Junior point guard and three-time Big Ten player of the week honoree Evan Turner exited the game at the 13:27 mark of the first half after suffering a back injury. He did not return, but it did not prevent the Buckeyes (7-1) from securing a 111-60 victory against the visiting Eagles (5-3).
Turner, the team's leading scorer and rebounder, was transported to OSU Medical Center, where X-rays on his lower back were negative. He was set to be released later in the afternoon after undergoing a precautionary CT scan, head coach Thad Matta said.
"At this point I'm pretty optimistic that he's going to be OK," the coach said. "I haven't seen the fall yet, but obviously (I'm) thinking about him and hoping everything is going to be OK."
The crowd of 12,135 at Value City Arena went sickeningly silent immediately after Turner's back made contact with the floor. After grabbing a defensive rebound, the junior pushed the ball up the court and looked to go coast-to-coast, but he was fouled as he attempted a two-handed dunk.
Failing to grab control of the rim, his hands slipped off and Turner fell hard flat on his back underneath the basket. He writhed in pain for a few minutes as the crowd stood and stared before he was eventually helped to his feet by the team's medical staff.
With trainer Vince O'Brien primarily assisting him, Turner gingerly made his way toward the team's locker room while walking awkwardly. He was replaced in the lineup by senior P.J. Hill, and senior center Kyle Madsen hit one of two free throws in his place.
Turner walked out of the arena under his own power and was accompanied by his family.
"He let go of the rim too fast," Hill said. "When he grabbed the rim, he was swinging and he let go and his legs kept swinging and his momentum carried him.
"I hate to see him get hurt but also I know that he would want me to go out there and take full advantage of the opportunity, just pick up where he left off so that's what I did."

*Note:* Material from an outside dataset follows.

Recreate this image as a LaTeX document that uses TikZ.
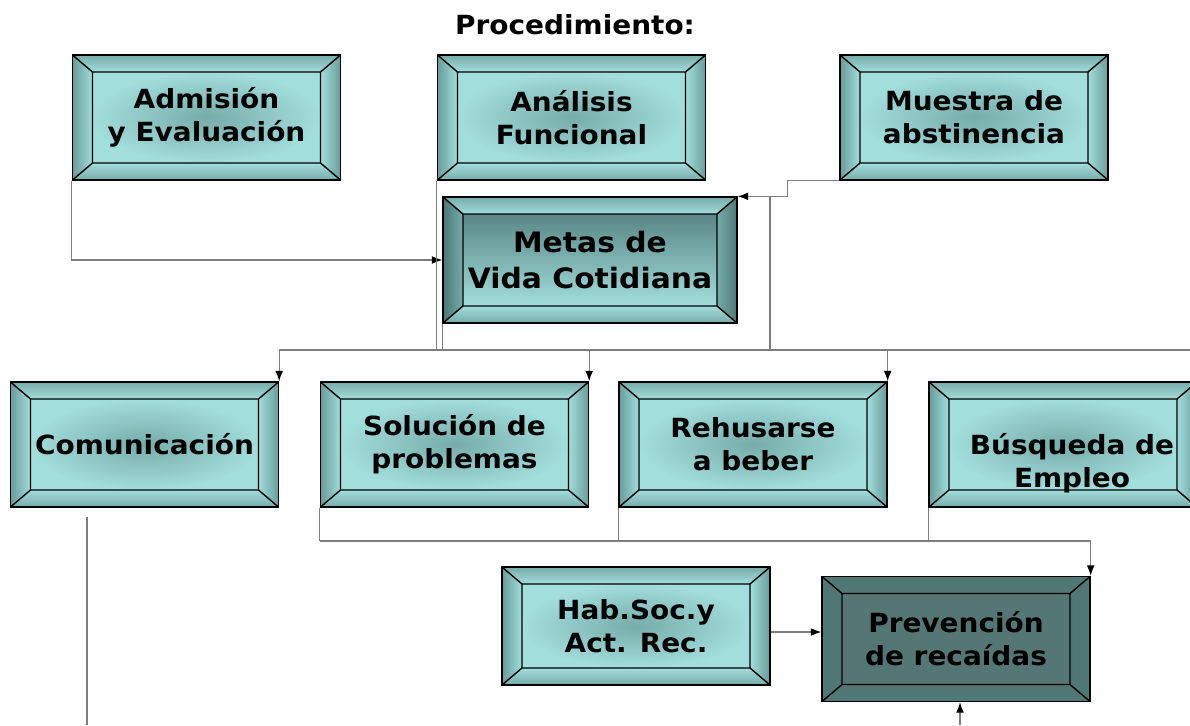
\documentclass[tikz,border=0pt]{standalone}
\usepackage{fontspec}
\newfontfamily\comicfont[FakeStretch=1.06]{DejaVu Sans}
\usepackage{tikz}
\usetikzlibrary{arrows.meta}

\definecolor{bevlight}{RGB}{162,222,220}
\definecolor{bevmid}{RGB}{118,172,170}
\definecolor{bevdark}{RGB}{76,120,118}
\definecolor{prevfill}{RGB}{84,118,117}
\definecolor{wire}{RGB}{125,125,125}

% bevelled frame, drawn inside the node
\newcommand{\bevelparts}[5]{%
  \path (path picture bounding box.south west) coordinate (bsw)
        (path picture bounding box.north east) coordinate (bne);
  \path (bsw) ++(0.4cm,0.34cm) coordinate (isw)
        (bne) ++(-0.4cm,-0.34cm) coordinate (ine);
  \shade[left color=#1, right color=#2] (bsw) -- (isw) -- (isw|-ine) -- (bsw|-bne) -- cycle;
  \shade[left color=#2, right color=#1] (bne) -- (ine) -- (ine|-isw) -- (bne|-bsw) -- cycle;
  \shade[top color=#4, bottom color=#3] (bsw|-bne) -- (bne) -- (ine) -- (isw|-ine) -- cycle;
  \shade[top color=#3, bottom color=#4] (bsw) -- (bne|-bsw) -- (ine|-isw) -- (isw) -- cycle;
  \shade[#5] (isw) rectangle (ine);
  \draw[line width=0.8pt] (isw) rectangle (ine)
    (bsw) -- (isw) (bne) -- (ine) (bsw|-bne) -- (isw|-ine) (bne|-bsw) -- (ine|-isw);
}

\tikzset{
  boxtext/.style={font=\comicfont\bfseries\fontsize{15}{18.7}\selectfont, align=center, text=black},
  bevbox/.style={draw, line width=0.8pt, inner sep=0pt, minimum width=5.36cm, minimum height=2.5cm, boxtext,
    path picture={\bevelparts{bevmid!70!bevdark}{bevlight}{bevlight}{bevmid}{inner color=bevmid, outer color=bevlight}}},
  metabox/.style={bevbox, minimum width=5.88cm, minimum height=2.52cm,
    font=\comicfont\bfseries\fontsize{16}{20.4}\selectfont,
    path picture={\bevelparts{bevdark}{bevmid}{bevlight}{bevmid}{top color=bevdark!85!bevlight, bottom color=bevlight}}},
  prevbox/.style={bevbox,
    path picture={\bevelparts{bevdark}{prevfill}{prevfill}{bevdark}{inner color=prevfill, outer color=prevfill}}},
  wire/.style={draw=wire, line width=0.7pt},
  arr/.style={wire, -{Latex[length=6pt, width=4.5pt, color=black]}}
}

\begin{document}
\begin{tikzpicture}[x=0.02cm, y=-0.02cm]
\useasboundingbox (0,0) rectangle (1190,725);

\node[boxtext] (title) at (575,25) {Procedimiento:};

% first row
\node[bevbox] (adm) at (206.5,117.5) {Admisión\\y Evaluación};
\node[bevbox] (ana) at (571.5,117.5) {Análisis\\Funcional};
\node[bevbox] (mue) at (974,117.5) {Muestra de\\abstinencia};
\node[metabox] (met) at (590,260) {Metas de\\Vida Cotidiana};

% second row
\node[bevbox] (com) at (144.5,444.5) {Comunicación};
\node[bevbox] (sol) at (454.5,444.5) {Solución de\\problemas};
\node[bevbox] (reh) at (753,444.5) {Rehusarse\\a beber};
\node[bevbox] (bus) at (1063,444.5) {};
\node[boxtext] (bustxt) at (1072,463) {Búsqueda de\\Empleo};

% third row
\node[bevbox, minimum height=2.36cm] (hab) at (636,626) {Hab.Soc.y\\Act. Rec.};
\node[prevbox] (pre) at (956,639) {Prevención\\de recaídas};

\coordinate (hbus) at (0,350);
\coordinate (lbus) at (0,541);
\coordinate (mx) at (770,197);
\coordinate (busend) at (1190,350);
\coordinate (pin) at (960,725);
\coordinate (ctop) at (87,517);
\coordinate (cbot) at (87,725);

\draw[arr] (adm.south west) -- (adm.south west |- met.west) -- (met.west);
\draw[wire] (ana.south west) -- (ana.south west |- hbus);
\draw[arr] (mue.south west) -- ++(-52,0) |- (met.north east);
\draw[wire] (mx) -- (mx |- hbus);
\draw[wire] (met.south west) -- (met.south west |- hbus);
\draw[wire] (com.north east |- hbus) -- (busend);
\foreach \n in {com,sol,reh,bus}
  \draw[arr] (\n.north east |- hbus) -- (\n.north east);

\foreach \n in {sol,reh,bus}
  \draw[wire] (\n.south west) -- (\n.south west |- lbus);
\draw[arr] (sol.south west |- lbus) -| (pre.north east);
\draw[arr] ([yshift=-0.12cm]hab.east) -- ([yshift=-0.12cm]hab.east -| pre.west);
\draw[arr] (pin) -- (pin |- pre.south);
\draw[wire] (ctop) -- (cbot);
\end{tikzpicture}
\end{document}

On the court, Turner's absence was hardly noticed. After holding a 16-5 lead following Madsen's free throw, the Buckeyes went into the half with a 62-25 lead thanks in part to 13 first-half points from Hill. He put an exclamation point on the half when he drove the basket and drew a hard foul with 5.1 seconds remaining and converted the free throw to set the score at the break.

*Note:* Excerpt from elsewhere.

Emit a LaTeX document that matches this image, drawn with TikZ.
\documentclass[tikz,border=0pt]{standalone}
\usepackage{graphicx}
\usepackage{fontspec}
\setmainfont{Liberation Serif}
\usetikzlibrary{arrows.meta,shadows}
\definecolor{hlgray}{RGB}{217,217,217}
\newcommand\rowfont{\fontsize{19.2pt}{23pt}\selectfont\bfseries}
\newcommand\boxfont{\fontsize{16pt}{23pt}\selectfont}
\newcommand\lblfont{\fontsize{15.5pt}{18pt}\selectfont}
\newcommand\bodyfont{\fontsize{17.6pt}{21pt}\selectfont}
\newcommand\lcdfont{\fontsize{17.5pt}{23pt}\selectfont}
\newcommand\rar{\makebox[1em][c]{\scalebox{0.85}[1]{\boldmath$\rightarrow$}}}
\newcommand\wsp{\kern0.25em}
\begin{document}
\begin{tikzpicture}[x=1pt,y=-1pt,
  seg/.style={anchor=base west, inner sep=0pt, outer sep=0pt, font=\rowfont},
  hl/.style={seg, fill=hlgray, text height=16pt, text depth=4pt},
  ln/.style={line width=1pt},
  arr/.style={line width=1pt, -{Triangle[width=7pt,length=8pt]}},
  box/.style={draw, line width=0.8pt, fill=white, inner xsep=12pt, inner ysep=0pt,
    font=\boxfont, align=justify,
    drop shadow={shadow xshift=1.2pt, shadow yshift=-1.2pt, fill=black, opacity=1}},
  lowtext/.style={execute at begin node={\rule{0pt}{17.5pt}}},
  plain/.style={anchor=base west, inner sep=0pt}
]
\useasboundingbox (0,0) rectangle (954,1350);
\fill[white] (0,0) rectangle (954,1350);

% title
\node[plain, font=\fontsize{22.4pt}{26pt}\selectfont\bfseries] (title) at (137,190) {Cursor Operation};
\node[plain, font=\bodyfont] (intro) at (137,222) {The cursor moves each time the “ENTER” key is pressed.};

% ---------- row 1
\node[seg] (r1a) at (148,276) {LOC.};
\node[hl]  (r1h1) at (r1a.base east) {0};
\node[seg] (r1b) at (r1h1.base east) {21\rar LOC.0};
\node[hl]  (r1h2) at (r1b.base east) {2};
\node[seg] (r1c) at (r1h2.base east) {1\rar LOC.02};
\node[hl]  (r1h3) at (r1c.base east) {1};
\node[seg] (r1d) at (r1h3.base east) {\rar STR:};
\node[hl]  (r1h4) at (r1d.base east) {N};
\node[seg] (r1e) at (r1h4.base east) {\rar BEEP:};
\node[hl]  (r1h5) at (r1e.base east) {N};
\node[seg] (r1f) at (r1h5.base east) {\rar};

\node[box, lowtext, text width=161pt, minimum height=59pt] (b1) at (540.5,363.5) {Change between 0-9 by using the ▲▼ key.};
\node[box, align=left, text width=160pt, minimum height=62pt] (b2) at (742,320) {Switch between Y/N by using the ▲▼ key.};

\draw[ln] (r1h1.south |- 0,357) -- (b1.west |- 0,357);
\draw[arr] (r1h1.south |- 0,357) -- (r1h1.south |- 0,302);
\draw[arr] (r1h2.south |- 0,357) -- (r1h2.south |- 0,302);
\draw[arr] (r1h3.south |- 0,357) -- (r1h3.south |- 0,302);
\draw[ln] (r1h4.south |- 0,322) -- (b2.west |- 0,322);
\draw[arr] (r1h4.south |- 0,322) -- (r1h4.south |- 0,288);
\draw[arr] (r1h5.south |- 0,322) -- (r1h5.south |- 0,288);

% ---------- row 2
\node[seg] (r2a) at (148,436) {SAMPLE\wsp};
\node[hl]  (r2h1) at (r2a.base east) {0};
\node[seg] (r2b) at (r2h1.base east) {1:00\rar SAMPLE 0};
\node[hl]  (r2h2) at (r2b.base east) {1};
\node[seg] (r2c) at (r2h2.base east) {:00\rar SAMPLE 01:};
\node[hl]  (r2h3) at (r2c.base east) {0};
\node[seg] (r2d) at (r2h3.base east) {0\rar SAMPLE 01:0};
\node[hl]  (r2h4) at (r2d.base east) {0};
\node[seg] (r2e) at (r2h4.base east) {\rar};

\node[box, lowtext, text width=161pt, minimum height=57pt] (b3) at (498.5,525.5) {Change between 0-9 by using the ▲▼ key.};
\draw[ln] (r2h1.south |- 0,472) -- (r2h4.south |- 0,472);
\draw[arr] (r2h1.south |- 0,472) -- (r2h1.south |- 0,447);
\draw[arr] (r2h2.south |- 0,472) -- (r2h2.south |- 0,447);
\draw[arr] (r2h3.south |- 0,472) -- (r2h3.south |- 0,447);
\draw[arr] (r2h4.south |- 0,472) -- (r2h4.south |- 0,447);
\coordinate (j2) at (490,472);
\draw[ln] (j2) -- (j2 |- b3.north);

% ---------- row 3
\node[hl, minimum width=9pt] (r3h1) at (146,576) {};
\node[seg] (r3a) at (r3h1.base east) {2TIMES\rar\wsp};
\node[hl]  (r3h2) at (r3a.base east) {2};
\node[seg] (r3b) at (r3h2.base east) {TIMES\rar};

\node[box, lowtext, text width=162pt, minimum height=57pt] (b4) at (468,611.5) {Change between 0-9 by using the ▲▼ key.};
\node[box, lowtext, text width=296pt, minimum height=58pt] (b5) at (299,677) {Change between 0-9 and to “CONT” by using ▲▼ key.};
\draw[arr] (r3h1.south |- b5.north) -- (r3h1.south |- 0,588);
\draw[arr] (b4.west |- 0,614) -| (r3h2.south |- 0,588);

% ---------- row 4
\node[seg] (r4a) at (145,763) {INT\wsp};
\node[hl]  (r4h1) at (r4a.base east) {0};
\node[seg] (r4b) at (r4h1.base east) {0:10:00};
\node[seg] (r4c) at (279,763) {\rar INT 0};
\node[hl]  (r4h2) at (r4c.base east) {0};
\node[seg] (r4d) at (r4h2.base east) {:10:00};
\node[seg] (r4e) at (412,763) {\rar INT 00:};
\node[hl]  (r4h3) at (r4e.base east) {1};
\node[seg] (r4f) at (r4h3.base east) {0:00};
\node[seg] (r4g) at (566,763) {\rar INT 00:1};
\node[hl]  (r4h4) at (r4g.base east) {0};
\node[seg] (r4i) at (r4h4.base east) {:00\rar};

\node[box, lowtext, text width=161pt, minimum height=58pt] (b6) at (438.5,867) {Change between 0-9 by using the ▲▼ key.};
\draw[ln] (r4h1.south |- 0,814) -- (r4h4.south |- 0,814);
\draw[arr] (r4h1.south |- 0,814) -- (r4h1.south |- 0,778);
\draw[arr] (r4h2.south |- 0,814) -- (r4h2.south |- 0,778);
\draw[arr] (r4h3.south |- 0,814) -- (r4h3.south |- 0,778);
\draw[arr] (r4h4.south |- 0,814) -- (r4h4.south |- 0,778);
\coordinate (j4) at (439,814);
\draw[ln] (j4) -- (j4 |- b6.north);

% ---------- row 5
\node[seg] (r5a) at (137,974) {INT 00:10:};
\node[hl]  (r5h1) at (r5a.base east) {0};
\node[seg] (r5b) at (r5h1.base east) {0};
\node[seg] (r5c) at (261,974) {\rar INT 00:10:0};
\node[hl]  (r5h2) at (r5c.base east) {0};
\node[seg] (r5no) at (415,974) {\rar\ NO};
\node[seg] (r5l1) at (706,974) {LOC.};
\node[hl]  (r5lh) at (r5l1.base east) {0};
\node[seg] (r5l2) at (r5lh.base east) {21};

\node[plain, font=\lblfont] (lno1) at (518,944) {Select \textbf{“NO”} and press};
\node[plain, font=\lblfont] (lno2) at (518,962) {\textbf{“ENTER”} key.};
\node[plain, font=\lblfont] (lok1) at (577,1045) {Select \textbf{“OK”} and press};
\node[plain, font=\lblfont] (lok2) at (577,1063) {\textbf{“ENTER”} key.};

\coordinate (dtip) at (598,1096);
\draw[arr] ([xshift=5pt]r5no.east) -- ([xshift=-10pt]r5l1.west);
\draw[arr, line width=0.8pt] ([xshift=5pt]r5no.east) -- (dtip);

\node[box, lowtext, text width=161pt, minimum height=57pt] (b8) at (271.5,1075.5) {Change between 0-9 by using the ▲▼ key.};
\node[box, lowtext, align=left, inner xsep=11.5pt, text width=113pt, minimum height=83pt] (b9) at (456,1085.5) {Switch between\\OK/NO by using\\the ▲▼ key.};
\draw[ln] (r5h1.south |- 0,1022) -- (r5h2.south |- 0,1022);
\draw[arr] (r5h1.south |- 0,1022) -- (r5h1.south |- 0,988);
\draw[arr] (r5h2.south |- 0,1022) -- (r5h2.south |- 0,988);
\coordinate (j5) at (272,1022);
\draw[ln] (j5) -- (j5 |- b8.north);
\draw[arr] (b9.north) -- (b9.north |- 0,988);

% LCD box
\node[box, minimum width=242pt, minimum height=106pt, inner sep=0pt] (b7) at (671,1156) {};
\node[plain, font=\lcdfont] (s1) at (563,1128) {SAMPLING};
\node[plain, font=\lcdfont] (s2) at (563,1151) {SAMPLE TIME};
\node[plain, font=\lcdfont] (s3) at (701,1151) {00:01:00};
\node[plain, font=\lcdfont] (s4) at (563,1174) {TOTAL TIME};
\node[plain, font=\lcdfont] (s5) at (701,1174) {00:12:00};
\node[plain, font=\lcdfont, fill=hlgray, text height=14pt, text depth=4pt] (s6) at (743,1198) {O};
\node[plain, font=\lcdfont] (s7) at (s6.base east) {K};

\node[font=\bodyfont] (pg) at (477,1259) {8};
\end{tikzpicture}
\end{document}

He would finish with a career-high 18 points. He was one of five Buckeyes to score in double figures, led by junior guard Jon Diebler's 21 points aided by 6-of-8 shooting from beyond the three-point arc.
Simmons, who was moved from point guard following last season and will prepare to switch back should Turner be limited going forward, finished with 17 points. He has now scored in double figures in four consecutive games, the best such streak in his career. In addition, guard William Buford and forward David Lighty each had 16 points.
In addition, Buford contributed 10 assists to double his previous career high.
"Honestly, if you go back and look William has been passing the ball very well the past few games," head coach Thad Matta said. "He's been sharper, he's been crisper. We've asked him to be more of a complete player and today was evident that he's making strides in that regard."
The Buckeyes eclipsed the 100-point mark for the third time this second and second time in three games when senior guard Jeremie Simmons hit a three-pointer from the left corner, making it 102-51 at the 5:06 mark.
The Eagles never led in this one. The Buckeyes scored the first five points of the game, and opened on a 12-2 run. It was a 20-9 OSU lead with 11:31 remaining in the first half before the Buckeyes went on a 12-2 run to push the score to 32-11 with 8:18 remaining, and from there it was only a matter of how high the lead would climb.
In three games against ranked opponents this season, Hill had averaged 7.3 minutes of action – a total that included not playing at all in the team's 77-64 victory against then-No. 21 Florida State three days prior.
The 111 points marked a season high for the Buckeyes.
"We had no answers," EMU head coach Charles Ramsey said. "It was a humbling experience."